[tutorial] 3 min read

Rate Limiting: A Practical Mental Model

Rate limiting is one of those things that seems obvious until you sit down to implement it. You think: count the requests, stop at the limit. What’s hard about that?

What’s hard is that “count the requests” hides a question: which requests, in which window? The answer determines whether your limiter is fair, gameable, or somewhere in between.

The three models

There are three main algorithms in practice. Each makes a different tradeoff.

Fixed window

The simplest approach. Define a time window (say, one minute). Count requests in the current window. When the count hits the limit, reject. At the start of the next window, reset.

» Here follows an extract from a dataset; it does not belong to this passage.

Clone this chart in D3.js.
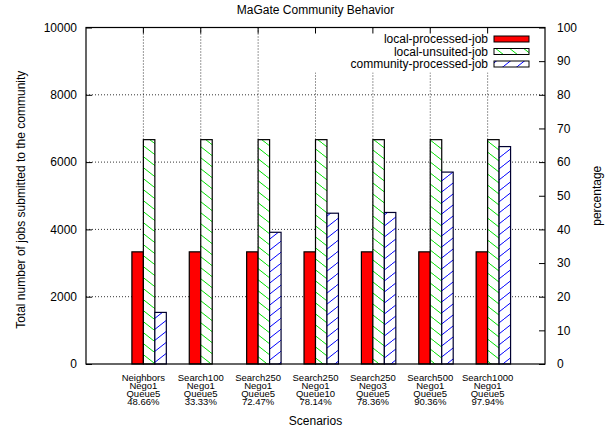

The problem: the boundary is predictable. A client can send 100 requests at 11:59:59, wait one second, and send another 100 at 12:00:01. You’ve allowed 200 requests in two seconds while technically staying within your stated limit.

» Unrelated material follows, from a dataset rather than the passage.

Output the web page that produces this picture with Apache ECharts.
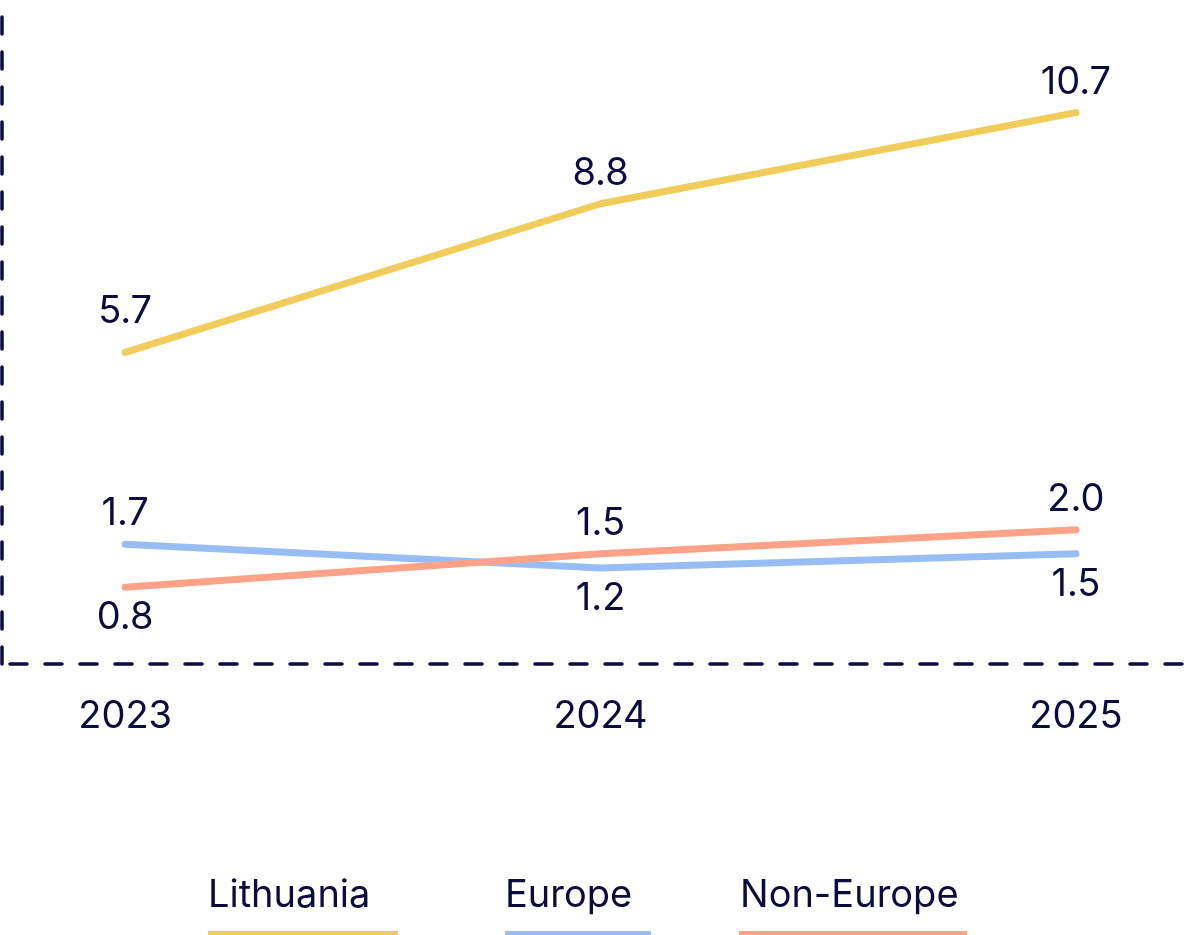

Use this when: the burst vulnerability doesn’t matter for your use case, or you need the simplicity of a single counter in a cache.

Token bucket

More flexible. Imagine a bucket that fills with tokens at a steady rate — say, 10 tokens per second, up to a maximum of 100. Each request costs a token. When the bucket is empty, requests are rejected.

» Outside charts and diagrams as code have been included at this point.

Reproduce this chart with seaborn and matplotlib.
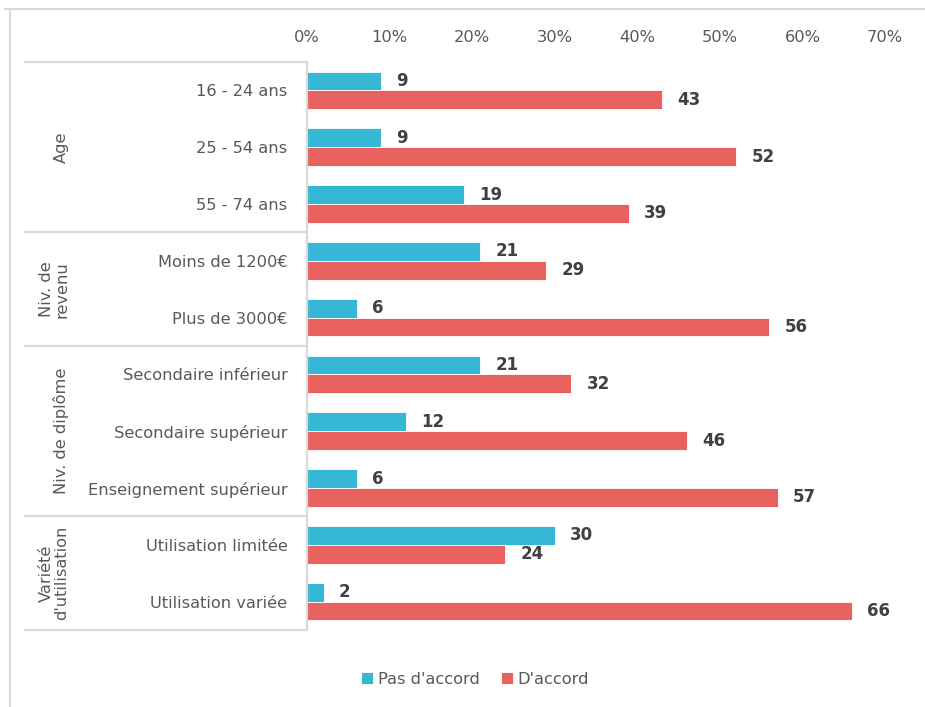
import matplotlib
matplotlib.use("Agg")
import matplotlib.pyplot as plt
from matplotlib.lines import Line2D
import matplotlib.transforms as mtransforms
import pandas as pd
import seaborn as sns

categories = [
    "16 - 24 ans", "25 - 54 ans", "55 - 74 ans",
    "Moins de 1200€", "Plus de 3000€",
    "Secondaire inférieur", "Secondaire supérieur", "Enseignement supérieur",
    "Utilisation limitée", "Utilisation variée",
]
pas_accord = [9, 9, 19, 21, 6, 21, 12, 6, 30, 2]
accord = [43, 52, 39, 29, 56, 32, 46, 57, 24, 66]
series_names = ["Pas d'accord", "D'accord"]

groups = ["Age", "Niv. de\nrevenu", "Niv. de diplôme", "Variété\nd'utilisation"]
group_sizes = [3, 2, 3, 2]

x_ticks = [0, 10, 20, 30, 40, 50, 60, 70]
x_tick_labels = ["0%", "10%", "20%", "30%", "40%", "50%", "60%", "70%"]

BLUE = "#35B7D5"
RED = "#E8635F"
TEXT = "#595959"
LINE = "#D9D9D9"
FS = 11.7

sns.set_style("white")
plt.rcParams["font.family"] = ["DejaVu Sans"]

df = pd.DataFrame({
    "categorie": categories * 2,
    "valeur": pas_accord + accord,
    "serie": [series_names[0]] * len(categories) + [series_names[1]] * len(categories),
})

fig = plt.figure(figsize=(9.25, 7.07), dpi=100)
W, H = 925, 707
ax = fig.add_axes([307 / W, 1 - 630 / H, 578 / W, 568 / H])

sns.barplot(
    data=df, x="valeur", y="categorie", hue="serie", orient="h",
    order=categories, hue_order=series_names, palette=[BLUE, RED],
    width=0.66, ax=ax, edgecolor="white", linewidth=0.6, saturation=1,
)

ax.set_xlim(0, 70)
ax.set_ylim(len(categories) - 0.5, -0.5)
ax.set_xlabel("")
ax.set_ylabel("")
ax.xaxis.tick_top()
ax.set_xticks(x_ticks)
ax.set_xticklabels(x_tick_labels)
ax.tick_params(axis="x", length=0, pad=12, labelsize=FS, labelcolor=TEXT)
ax.tick_params(axis="y", length=0, pad=14, labelsize=FS, labelcolor=TEXT)

for s in ["top", "right", "bottom"]:
    ax.spines[s].set_visible(False)
ax.spines["left"].set_color(LINE)
ax.spines["left"].set_linewidth(1.6)

# value labels
for cont, vals in zip(ax.containers, [pas_accord, accord]):
    ax.bar_label(cont, labels=[f"{v}" for v in vals], padding=11,
                 fontsize=12, fontweight="bold", color="#404040")

# group table lines and group labels
trans = mtransforms.blended_transform_factory(ax.transAxes, ax.transData)
x_left = (24 - 307) / 578
bounds = [-0.5]
for n in group_sizes:
    bounds.append(bounds[-1] + n)
for b in bounds:
    ax.plot([x_left, 0], [b, b], transform=trans, color=LINE, lw=1.6,
            clip_on=False, solid_capstyle="butt")
x_grp = (69 - 307) / 578
for g, lo, hi in zip(groups, bounds[:-1], bounds[1:]):
    ax.text(x_grp, (lo + hi) / 2, g, transform=trans, rotation=90,
            ha="right", va="center", multialignment="center",
            fontsize=FS, color=TEXT, linespacing=1.0)

# outer frame
fig.add_artist(Line2D([5 / W, 1], [1 - 9 / H, 1 - 9 / H], color=LINE, lw=1.6))
fig.add_artist(Line2D([10 / W, 10 / W], [0, 1 - 9 / H], color=LINE, lw=1.6))

# legend
handles, labels = ax.get_legend_handles_labels()
if ax.get_legend() is not None:
    ax.get_legend().remove()
fig.legend(handles, labels, loc="center", bbox_to_anchor=(475 / W, 1 - 679 / H),
           ncol=2, frameon=False, fontsize=FS, labelcolor=TEXT,
           handlelength=0.75, handleheight=0.75, handletextpad=0.3,
           columnspacing=1.3)

fig.savefig("out.png", dpi=100, facecolor="white")
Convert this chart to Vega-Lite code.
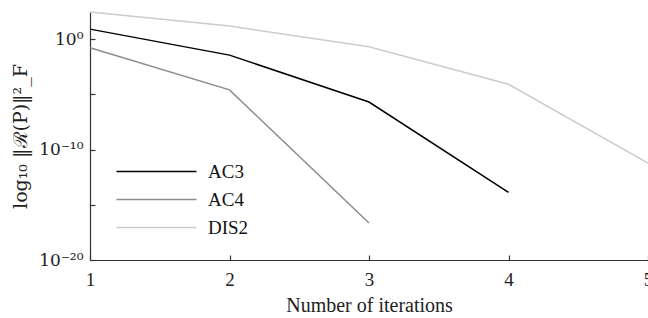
{
  "$schema": "https://vega.github.io/schema/vega-lite/v6.json",
  "width": 558,
  "height": 248,
  "autosize": {"type": "none"},
  "padding": {"left": 90, "top": 12, "right": 0, "bottom": 58},
  "background": "white",
  "config": {
    "view": {"stroke": null},
    "font": "Liberation Serif, Times New Roman, Times, serif",
    "axis": {"labelFont": "Liberation Serif, Times New Roman, Times, serif", "titleFont": "Liberation Serif, Times New Roman, Times, serif", "labelColor": "#222", "titleColor": "#222", "domainColor": "#333", "tickColor": "#333", "grid": false, "titleFontWeight": "normal"}
  },
  "data": {
    "values": [
      {"iter": 1, "method": "AC3", "r": 7.9},
      {"iter": 2, "method": "AC3", "r": 0.035},
      {"iter": 3, "method": "AC3", "r": 2e-6},
      {"iter": 4, "method": "AC3", "r": 1.3e-14},
      {"iter": 1, "method": "AC4", "r": 0.16},
      {"iter": 2, "method": "AC4", "r": 2.5e-5},
      {"iter": 3, "method": "AC4", "r": 2.2e-17},
      {"iter": 1, "method": "DIS2", "r": 275},
      {"iter": 2, "method": "DIS2", "r": 15},
      {"iter": 3, "method": "DIS2", "r": 0.2},
      {"iter": 4, "method": "DIS2", "r": 8e-5},
      {"iter": 5, "method": "DIS2", "r": 6e-12}
    ]
  },
  "mark": {"type": "line", "strokeWidth": 1.5, "clip": false},
  "encoding": {
    "x": {
      "field": "iter", "type": "quantitative",
      "scale": {"domain": [1, 5], "nice": false, "zero": false},
      "axis": {"values": [1, 2, 3, 4, 5], "format": "d", "title": "Number of iterations", "titleFontSize": 20, "labelFontSize": 19, "tickSize": -5, "labelPadding": 15, "titlePadding": 6, "labelFlush": false, "domainWidth": 1.2, "tickWidth": 1.2}
    },
    "y": {
      "field": "r", "type": "quantitative",
      "scale": {"type": "log", "domain": [1e-20, 280], "nice": false},
      "axis": {
        "values": [1e-20, 1e-15, 1e-10, 1e-5, 1],
        "labelExpr": "round(log(datum.value)/LN10) == 0 ? '10⁰' : round(log(datum.value)/LN10) == -10 ? '10⁻¹⁰' : round(log(datum.value)/LN10) == -20 ? '10⁻²⁰' : ''",
        "labelFont": "DejaVu Serif",
        "titleFont": "DejaVu Serif",
        "title": "log₁₀ ‖ℛ(P)‖²_F", "titleFontSize": 19, "labelFontSize": 17, "tickSize": -5, "labelPadding": 12, "titlePadding": 8, "labelFlush": false, "domainWidth": 1.2, "tickWidth": 1.2
      }
    },
    "color": {
      "field": "method", "type": "nominal",
      "scale": {"domain": ["AC3", "AC4", "DIS2"], "range": ["#000000", "#8c8c8c", "#cccccc"]},
      "legend": {"orient": "none", "legendX": 57, "legendY": 150, "title": null, "symbolType": "M-5,0H5", "symbolSize": 256, "symbolStrokeWidth": 1.5, "symbolFillColor": "transparent", "labelFontSize": 19, "labelFont": "Liberation Serif, Times New Roman, Times, serif", "labelColor": "#111", "rowPadding": 8, "labelOffset": 42}
    }
  }
}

This allows bursts up to the bucket size, then throttles to the fill rate. That matches how real users behave: they open a page, fire a bunch of requests, then settle into normal usage. You’re not punishing legitimate burst behavior.

This is the right default for user-facing APIs.

Sliding window log

The most precise approach. Keep a log of every request timestamp for the past N seconds. When a request comes in, count how many entries are in the log within the window. If it’s over the limit, reject.

This is accurate — no boundary artifacts, no burst allowance beyond the true rate. But it uses memory proportional to the number of recent requests, which can be significant at scale.

Use this when you need provable precision, typically in billing or compliance contexts.

The limit is the wrong thing to optimize

Teams spend a lot of time debating the number: 100 requests per minute? 500? What does the SLA say?

The more important question is: what happens when a client hits the limit? Do they get a clear error with a Retry-After header? Does the error make sense in the context they’re using your API? Will their client back off correctly, or retry aggressively and make things worse?

A good rate limiting implementation has:

  • A consistent response format (429 Too Many Requests with Retry-After)
  • Per-client limits, not global (so one bad actor doesn’t take down everyone)
  • Visibility — you should be able to tell when legitimate clients are being limited

The algorithm matters. The limit matters. But the experience when limits are hit is what separates a rate limiter that helps from one that just makes debugging harder.

Implementation note

If you’re using Redis, the INCR + EXPIRE pattern implements fixed windows. The ZRANGEBYSCORE + ZADD pattern implements sliding windows. Token buckets require a bit more: store the current token count and last refill timestamp, then calculate on each request.

For most applications, a token bucket in Redis with a sensible max and fill rate is the right starting point. Add observability before you tune the numbers.